7-3. 片面バイアス型:方向性ヘッジ併用
想定:中期的にETH上昇を見込む等。LPで片面に寄りやすい時は、先物/パーペチュアルでデルタを部分的にヘッジ。Feeを取りながら方向リスクを抑制。
8. 実務KPI:やめ時のサイン
① 出来高/TVLの悪化(競合プール出現)② 報酬エミッションの急減(告知・スナップショット)③ ネットワーク混雑でガス>Fee④ 基礎ペアの相関崩壊(ステーブル外れやペッグ不安)⑤ 運営のガバナンス変更や権限集中化の兆候
9. リスク管理メモ(実務上の落とし穴)
・フロントラン/サンドイッチ:MEVの多いチェーンではスワップの効率が下がりLPの実収益に波及。・オラクル依存:一部設計で不正価格に引っ張られる事例。・報酬ハーベスト忘れ:権利確定後の請求期限・ベスティングに注意。・ブリッジリスク:他チェーンへの移動時にスマコン/流動性リスクが加わる。・ラグ/権限問題:所有者権限、緊急停止、ミント上限等の設定を事前確認。
10. ミニケーススタディ:USDC/USDT ステーブル同士
ステーブル同士は方向ILが小さい一方、Feeティアが低い(5bps等)ため出来高/TVLの高さが生命線。ボラが小さいので狭帯域での回転×低ガスが理想。報酬トークンがつく場合は“価格下押し時の割引”を特に強めにかけて実効APRを評価します。
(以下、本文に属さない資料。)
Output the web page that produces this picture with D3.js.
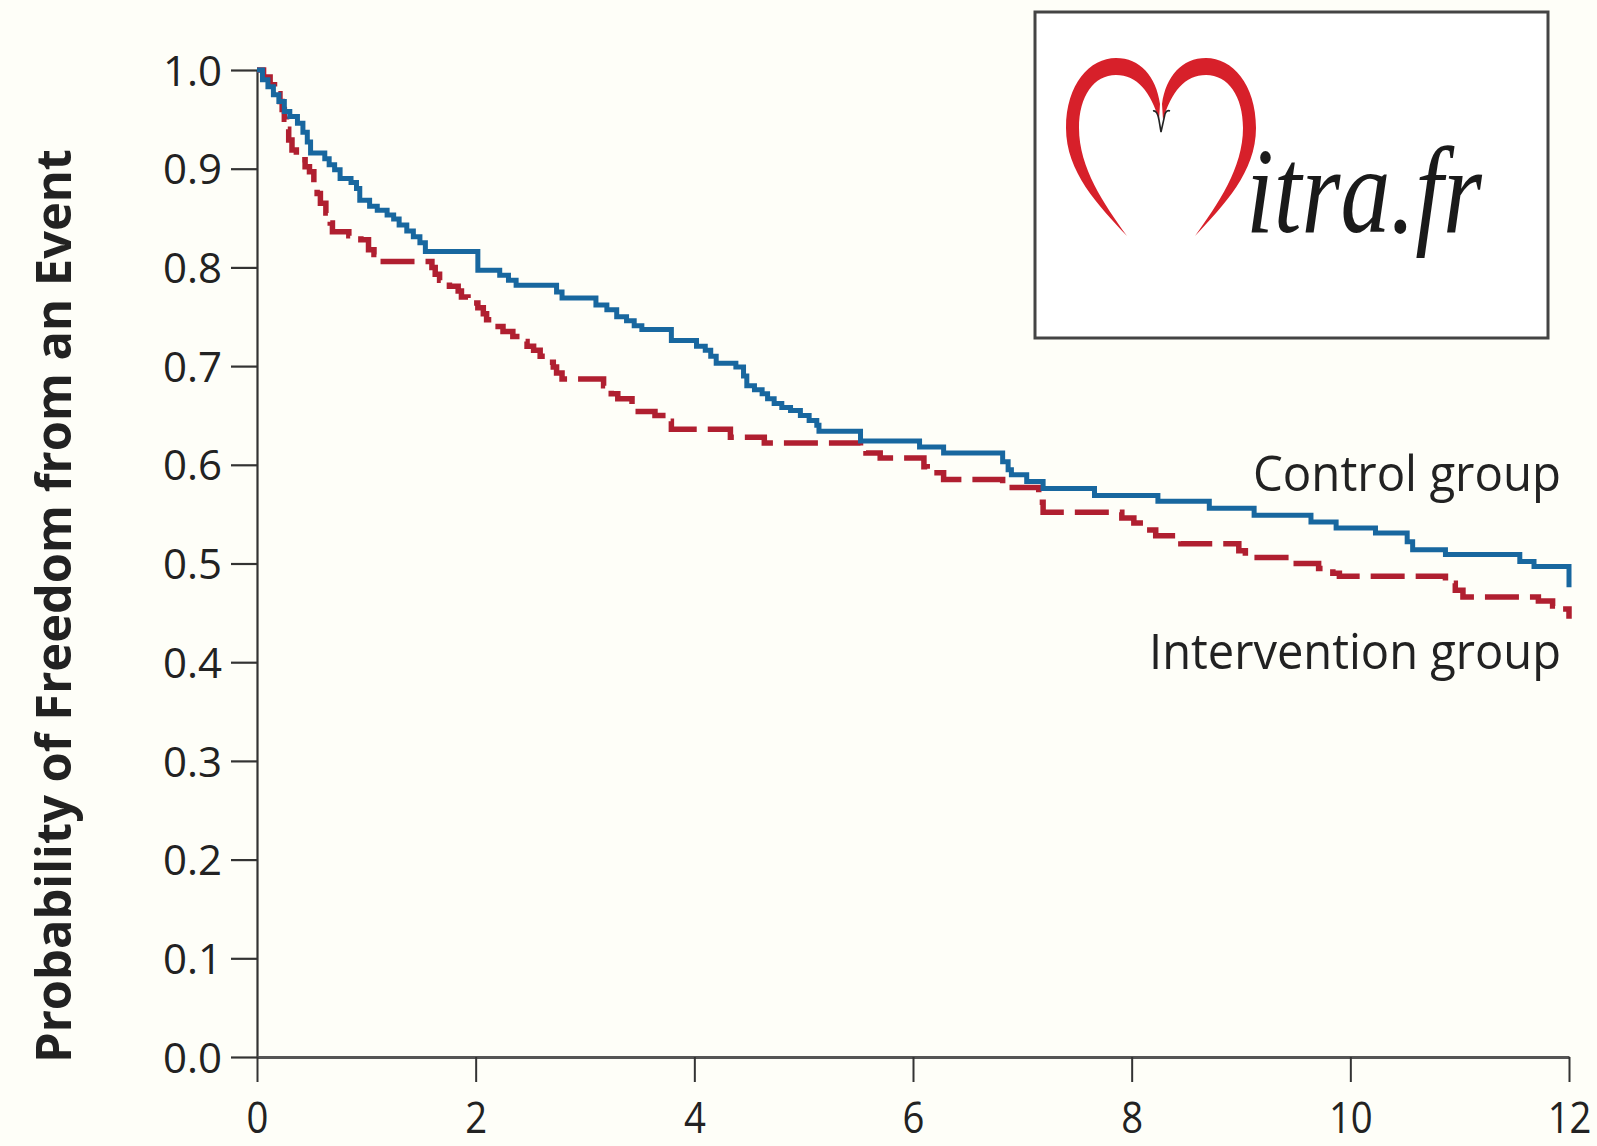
<!DOCTYPE html>
<html>
<head>
<meta charset="utf-8">
<script src="https://cdn.jsdelivr.net/npm/d3@7"></script>
<style>
  html, body { margin: 0; padding: 0; background: #fefef8; }
  svg { display: block; }
</style>
</head>
<body>
<svg id="chart" width="1597" height="1146"></svg>
<script>
// Kaplan–Meier estimates: event time (years) and survival after the step
const controlTimes = [0, 0.05, 0.10, 0.15, 0.20, 0.25, 0.30, 0.37, 0.42, 0.46, 0.49, 0.62, 0.66, 0.71, 0.76, 0.86, 0.91, 0.94,
  1.03, 1.10, 1.19, 1.25, 1.30, 1.37, 1.43, 1.49, 1.54, 2.02, 2.22, 2.30, 2.37, 2.74, 2.79, 3.10, 3.20, 3.29, 3.38, 3.45,
  3.52, 3.79, 4.02, 4.10, 4.15, 4.20, 4.38, 4.45, 4.48, 4.55, 4.62, 4.67, 4.73, 4.80, 4.88, 4.97, 5.05, 5.12, 5.14, 5.52,
  6.06, 6.28, 6.82, 6.87, 6.90, 7.04, 7.19, 7.66, 8.24, 8.71, 9.12, 9.64, 9.87, 10.23, 10.52, 10.57, 10.87, 11.55, 11.68, 12.0];
const controlSurv = [1.0, 0.990, 0.983, 0.975, 0.968, 0.958, 0.953, 0.946, 0.937, 0.927, 0.916, 0.910, 0.904, 0.899, 0.890, 0.886, 0.880, 0.868,
  0.862, 0.858, 0.853, 0.849, 0.843, 0.837, 0.831, 0.825, 0.816, 0.797, 0.792, 0.787, 0.782, 0.775, 0.769, 0.762, 0.757, 0.750, 0.746, 0.741,
  0.737, 0.726, 0.720, 0.716, 0.710, 0.703, 0.699, 0.690, 0.680, 0.676, 0.672, 0.667, 0.662, 0.658, 0.655, 0.650, 0.645, 0.640, 0.634, 0.624,
  0.618, 0.612, 0.603, 0.595, 0.590, 0.583, 0.576, 0.569, 0.563, 0.556, 0.549, 0.542, 0.536, 0.531, 0.522, 0.514, 0.509, 0.502, 0.497, 0.476];

const interventionTimes = [0, 0.06, 0.12, 0.16, 0.21, 0.23, 0.25, 0.27, 0.29, 0.32, 0.36, 0.44, 0.48, 0.52, 0.55, 0.58, 0.63, 0.67, 0.69,
  0.84, 0.95, 1.02, 1.07, 1.11, 1.60, 1.63, 1.67, 1.76, 1.84, 1.87, 1.93, 2.02, 2.07, 2.10, 2.16, 2.25, 2.34, 2.41, 2.47, 2.53,
  2.59, 2.65, 2.71, 2.74, 2.79, 3.17, 3.24, 3.30, 3.43, 3.64, 3.76, 3.79, 4.33, 4.64, 5.52, 5.57, 5.70, 6.10, 6.13, 6.28, 6.82,
  7.15, 7.19, 7.91, 8.02, 8.11, 8.22, 8.45, 8.98, 9.04, 9.41, 9.71, 9.84, 9.90, 10.87, 10.96, 11.03, 11.72, 11.85, 11.92, 12.0];
const interventionSurv = [1.0, 0.993, 0.985, 0.976, 0.968, 0.960, 0.950, 0.940, 0.929, 0.919, 0.909, 0.902, 0.897, 0.885, 0.875, 0.865, 0.855, 0.845, 0.836,
  0.832, 0.828, 0.818, 0.813, 0.806, 0.800, 0.793, 0.787, 0.781, 0.776, 0.770, 0.764, 0.759, 0.753, 0.747, 0.740, 0.735, 0.730, 0.725, 0.720, 0.716,
  0.710, 0.704, 0.699, 0.693, 0.687, 0.680, 0.672, 0.667, 0.654, 0.650, 0.644, 0.636, 0.628, 0.622, 0.617, 0.612, 0.607, 0.598, 0.592, 0.585, 0.577,
  0.562, 0.552, 0.546, 0.541, 0.534, 0.528, 0.520, 0.513, 0.506, 0.500, 0.495, 0.490, 0.487, 0.480, 0.473, 0.466, 0.462, 0.457, 0.454, 0.444];

const xTicks = [0, 2, 4, 6, 8, 10, 12];
const yTicks = [0, 0.1, 0.2, 0.3, 0.4, 0.5, 0.6, 0.7, 0.8, 0.9, 1.0];
const yTitle = "Probability of Freedom from an Event";
const seriesNames = ["Control group", "Intervention group"];
const logoText = "itra.fr";

const svg = d3.select("#chart");
const x = d3.scaleLinear().domain([0, 12]).range([257, 1569]);
const y = d3.scaleLinear().domain([0, 1]).range([1057, 70]);

const ink = "#222";
const font = "'Open Sans', 'Noto Sans', sans-serif";

// ---- Logo panel ----
const logo = svg.append("g");
logo.append("rect")
  .attr("x", 1035).attr("y", 12).attr("width", 513).attr("height", 326)
  .attr("fill", "#ffffff").attr("stroke", "#444").attr("stroke-width", 3);

// open ribbon heart (left lobe, right lobe mirrored about x = 1160)
const leftLobe = "M1127,236 C1098,205 1066,172 1066,128 C1066,84 1090,58 1116,58 " +
  "C1140,58 1156,76 1160,104 L1159,120 C1151,92 1137,75 1116,75 " +
  "C1094,75 1079,96 1079,128 C1079,168 1104,204 1127,236 Z";
logo.append("path").attr("d", leftLobe).attr("fill", "#d7202a");
logo.append("path").attr("d", leftLobe).attr("fill", "#d7202a")
  .attr("transform", "translate(2322,0) scale(-1,1)");
logo.append("path")
  .attr("d", "M1153,111 C1156,110 1158,114 1159,120 L1161,132 L1165,114 C1166,111 1168,110 1170,111")
  .attr("fill", "none").attr("stroke", "#222").attr("stroke-width", 1.6);
logo.append("text")
  .attr("x", 1246).attr("y", 232)
  .attr("font-family", "'Liberation Serif', 'DejaVu Serif', serif")
  .attr("font-style", "italic")
  .attr("font-size", 122)
  .attr("fill", "#1a1a1a")
  .attr("textLength", 236).attr("lengthAdjust", "spacingAndGlyphs")
  .text(logoText);

// ---- Axes ----
const yAxis = svg.append("g")
  .attr("transform", `translate(${x(0)},0)`)
  .call(d3.axisLeft(y).tickValues(yTicks).tickSize(26).tickSizeOuter(0).tickPadding(9).tickFormat(d3.format(".1f")));
yAxis.select(".domain").attr("stroke", "#333").attr("stroke-width", 2.2);
yAxis.selectAll(".tick line").attr("stroke", "#333").attr("stroke-width", 2.2);
yAxis.selectAll(".tick text")
  .attr("font-family", font).attr("font-size", 42).attr("fill", ink)
  .attr("dy", "0.36em");

const xAxis = svg.append("g")
  .attr("transform", `translate(0,${y(0)})`)
  .call(d3.axisBottom(x).tickValues(xTicks).tickSize(25).tickSizeOuter(0).tickPadding(20));
xAxis.select(".domain").attr("stroke", "#555").attr("stroke-width", 3);
xAxis.selectAll(".tick line").attr("stroke", "#333").attr("stroke-width", 2);
xAxis.selectAll(".tick text")
  .attr("font-family", font).attr("font-size", 44).attr("fill", ink)
  .attr("transform", "scale(0.87,1)");

// rotated y-axis title
svg.append("text")
  .attr("transform", "translate(71,606) rotate(-90)")
  .attr("text-anchor", "middle")
  .attr("font-family", font).attr("font-weight", 700).attr("font-size", 49)
  .attr("fill", ink)
  .attr("textLength", 914).attr("lengthAdjust", "spacingAndGlyphs")
  .text(yTitle);

// ---- Survival curves ----
const step = d3.line()
  .x(d => x(d[0]))
  .y(d => y(d[1]))
  .curve(d3.curveStepAfter);

const interventionPts = interventionTimes.map((t, i) => [t, interventionSurv[i]]);
const controlPts = controlTimes.map((t, i) => [t, controlSurv[i]]);

svg.append("path")
  .datum(interventionPts)
  .attr("d", step)
  .attr("fill", "none")
  .attr("stroke", "#b01f30")
  .attr("stroke-width", 5.5)
  .attr("stroke-dasharray", "34,11");

svg.append("path")
  .datum(controlPts)
  .attr("d", step)
  .attr("fill", "none")
  .attr("stroke", "#18679f")
  .attr("stroke-width", 5);

// ---- Series labels (right-aligned at the end of the curves) ----
svg.append("text")
  .attr("x", 1561).attr("y", 491)
  .attr("text-anchor", "end")
  .attr("font-family", font).attr("font-size", 50).attr("fill", ink)
  .attr("textLength", 308).attr("lengthAdjust", "spacingAndGlyphs")
  .text(seriesNames[0]);
svg.append("text")
  .attr("x", 1561).attr("y", 669)
  .attr("text-anchor", "end")
  .attr("font-family", font).attr("font-size", 50).attr("fill", ink)
  .attr("textLength", 412).attr("lengthAdjust", "spacingAndGlyphs")
  .text(seriesNames[1]);
</script>
</body>
</html>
まとめ:勝ち筋は“出来高/TVL×帯域設計×報酬割引”の三点張り
流動性マイニングの本質は、市場構造(出来高とMEV環境)と、スマートに設計された帯域・リバランスルールの掛け算です。最後にもう一度:1) 出来高/TVLを定点観測してFeeAPRの源泉を見極める。2) 報酬APRは希薄化と売り圧を割引いて“実効APR”を使う。3) ILは帯域外デルタ化も含めて“価格帯×ボラ”で事前に値付けする。これらを毎週のKPIに落とし込み、総合APRがマイナス領域に入る前に撤退判断を徹底することが、長期的な生存戦略になります。